Stated task:
The line containing "from matplotlib.ticker import" marks the end: extract everything from the first line of the data through that line, exactly, with no pictures.

Provided data:
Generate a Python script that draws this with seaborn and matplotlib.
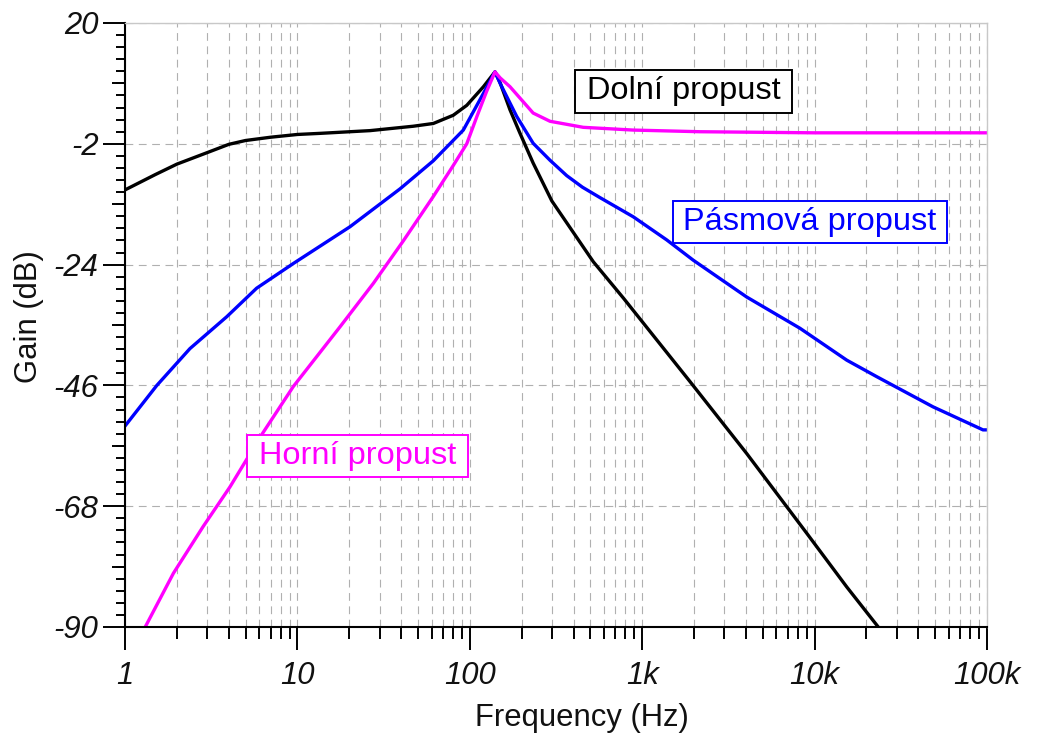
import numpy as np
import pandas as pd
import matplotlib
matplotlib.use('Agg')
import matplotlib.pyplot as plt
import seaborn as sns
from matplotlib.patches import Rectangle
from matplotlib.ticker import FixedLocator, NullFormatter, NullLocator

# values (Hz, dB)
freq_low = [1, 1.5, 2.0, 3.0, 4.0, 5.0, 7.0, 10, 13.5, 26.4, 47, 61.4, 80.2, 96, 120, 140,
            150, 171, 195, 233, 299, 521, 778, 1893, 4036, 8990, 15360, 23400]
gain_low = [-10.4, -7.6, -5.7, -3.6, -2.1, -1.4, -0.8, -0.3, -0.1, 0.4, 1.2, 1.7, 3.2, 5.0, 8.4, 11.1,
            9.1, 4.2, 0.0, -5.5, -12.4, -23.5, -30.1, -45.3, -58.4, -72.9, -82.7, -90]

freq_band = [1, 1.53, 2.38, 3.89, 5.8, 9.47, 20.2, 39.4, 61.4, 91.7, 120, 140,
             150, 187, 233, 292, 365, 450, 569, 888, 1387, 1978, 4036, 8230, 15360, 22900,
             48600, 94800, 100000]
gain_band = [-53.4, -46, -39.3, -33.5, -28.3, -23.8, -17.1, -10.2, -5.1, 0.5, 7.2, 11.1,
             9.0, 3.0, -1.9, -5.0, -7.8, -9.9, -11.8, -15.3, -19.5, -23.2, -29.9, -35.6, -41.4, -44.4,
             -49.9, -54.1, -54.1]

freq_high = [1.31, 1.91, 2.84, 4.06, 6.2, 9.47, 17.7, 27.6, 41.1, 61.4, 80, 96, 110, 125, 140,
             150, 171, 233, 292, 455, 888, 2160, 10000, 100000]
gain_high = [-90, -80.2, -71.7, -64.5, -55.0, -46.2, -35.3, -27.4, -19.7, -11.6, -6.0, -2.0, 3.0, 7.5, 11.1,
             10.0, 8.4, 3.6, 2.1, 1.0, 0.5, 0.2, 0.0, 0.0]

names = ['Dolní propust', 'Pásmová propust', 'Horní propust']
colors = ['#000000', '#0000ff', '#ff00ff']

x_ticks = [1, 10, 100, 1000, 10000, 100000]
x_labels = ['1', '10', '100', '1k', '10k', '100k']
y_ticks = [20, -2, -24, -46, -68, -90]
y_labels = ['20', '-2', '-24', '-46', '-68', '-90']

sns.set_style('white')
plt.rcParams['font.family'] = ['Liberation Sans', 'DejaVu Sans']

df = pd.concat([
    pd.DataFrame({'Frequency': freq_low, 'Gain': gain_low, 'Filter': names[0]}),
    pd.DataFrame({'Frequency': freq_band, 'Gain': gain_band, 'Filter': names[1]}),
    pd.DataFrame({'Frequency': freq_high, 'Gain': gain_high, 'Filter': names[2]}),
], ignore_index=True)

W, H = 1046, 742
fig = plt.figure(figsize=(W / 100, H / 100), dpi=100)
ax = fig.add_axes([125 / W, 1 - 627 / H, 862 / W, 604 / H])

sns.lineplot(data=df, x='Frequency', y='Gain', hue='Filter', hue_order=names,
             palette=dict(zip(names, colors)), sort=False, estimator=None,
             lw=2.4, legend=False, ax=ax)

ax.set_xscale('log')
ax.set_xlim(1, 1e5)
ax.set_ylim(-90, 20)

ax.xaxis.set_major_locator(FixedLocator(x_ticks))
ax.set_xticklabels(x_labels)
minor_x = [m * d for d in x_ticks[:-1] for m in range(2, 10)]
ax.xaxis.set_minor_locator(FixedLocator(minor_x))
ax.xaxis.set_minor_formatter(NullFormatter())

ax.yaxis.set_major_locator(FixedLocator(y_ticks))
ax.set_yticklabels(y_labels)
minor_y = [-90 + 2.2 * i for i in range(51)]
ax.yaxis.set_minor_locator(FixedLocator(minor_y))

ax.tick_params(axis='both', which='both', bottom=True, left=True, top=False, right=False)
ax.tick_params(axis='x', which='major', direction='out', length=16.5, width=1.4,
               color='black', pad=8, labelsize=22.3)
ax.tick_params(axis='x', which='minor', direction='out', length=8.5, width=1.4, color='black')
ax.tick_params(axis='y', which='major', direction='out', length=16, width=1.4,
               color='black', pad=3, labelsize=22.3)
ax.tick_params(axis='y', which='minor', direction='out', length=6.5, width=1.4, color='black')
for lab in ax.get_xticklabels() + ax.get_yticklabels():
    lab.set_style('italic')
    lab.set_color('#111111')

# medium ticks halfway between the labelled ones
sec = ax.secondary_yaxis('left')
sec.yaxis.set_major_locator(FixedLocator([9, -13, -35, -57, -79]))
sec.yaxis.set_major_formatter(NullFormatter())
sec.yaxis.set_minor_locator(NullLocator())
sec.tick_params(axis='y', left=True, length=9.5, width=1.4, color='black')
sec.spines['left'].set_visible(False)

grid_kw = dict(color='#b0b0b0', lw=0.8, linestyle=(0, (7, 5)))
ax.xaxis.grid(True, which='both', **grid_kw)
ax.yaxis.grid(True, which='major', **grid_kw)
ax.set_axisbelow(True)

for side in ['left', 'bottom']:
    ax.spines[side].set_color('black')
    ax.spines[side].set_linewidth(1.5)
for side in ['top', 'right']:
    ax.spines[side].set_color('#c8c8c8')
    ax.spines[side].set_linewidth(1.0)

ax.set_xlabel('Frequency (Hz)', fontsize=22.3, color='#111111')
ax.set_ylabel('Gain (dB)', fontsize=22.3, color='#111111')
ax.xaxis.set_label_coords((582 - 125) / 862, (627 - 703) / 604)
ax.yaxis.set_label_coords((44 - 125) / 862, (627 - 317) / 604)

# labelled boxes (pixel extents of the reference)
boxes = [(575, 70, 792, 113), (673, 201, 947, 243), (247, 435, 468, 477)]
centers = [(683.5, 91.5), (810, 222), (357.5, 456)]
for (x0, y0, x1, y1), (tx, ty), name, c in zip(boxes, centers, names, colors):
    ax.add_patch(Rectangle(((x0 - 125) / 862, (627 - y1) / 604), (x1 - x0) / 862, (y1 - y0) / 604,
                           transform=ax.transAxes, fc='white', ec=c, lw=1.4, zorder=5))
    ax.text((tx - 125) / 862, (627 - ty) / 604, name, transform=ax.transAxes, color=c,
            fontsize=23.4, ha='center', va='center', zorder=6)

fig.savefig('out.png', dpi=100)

The output:
Generate a Python script that draws this with seaborn and matplotlib.
import numpy as np
import pandas as pd
import matplotlib
matplotlib.use('Agg')
import matplotlib.pyplot as plt
import seaborn as sns
from matplotlib.patches import Rectangle
from matplotlib.ticker import FixedLocator, NullFormatter, NullLocator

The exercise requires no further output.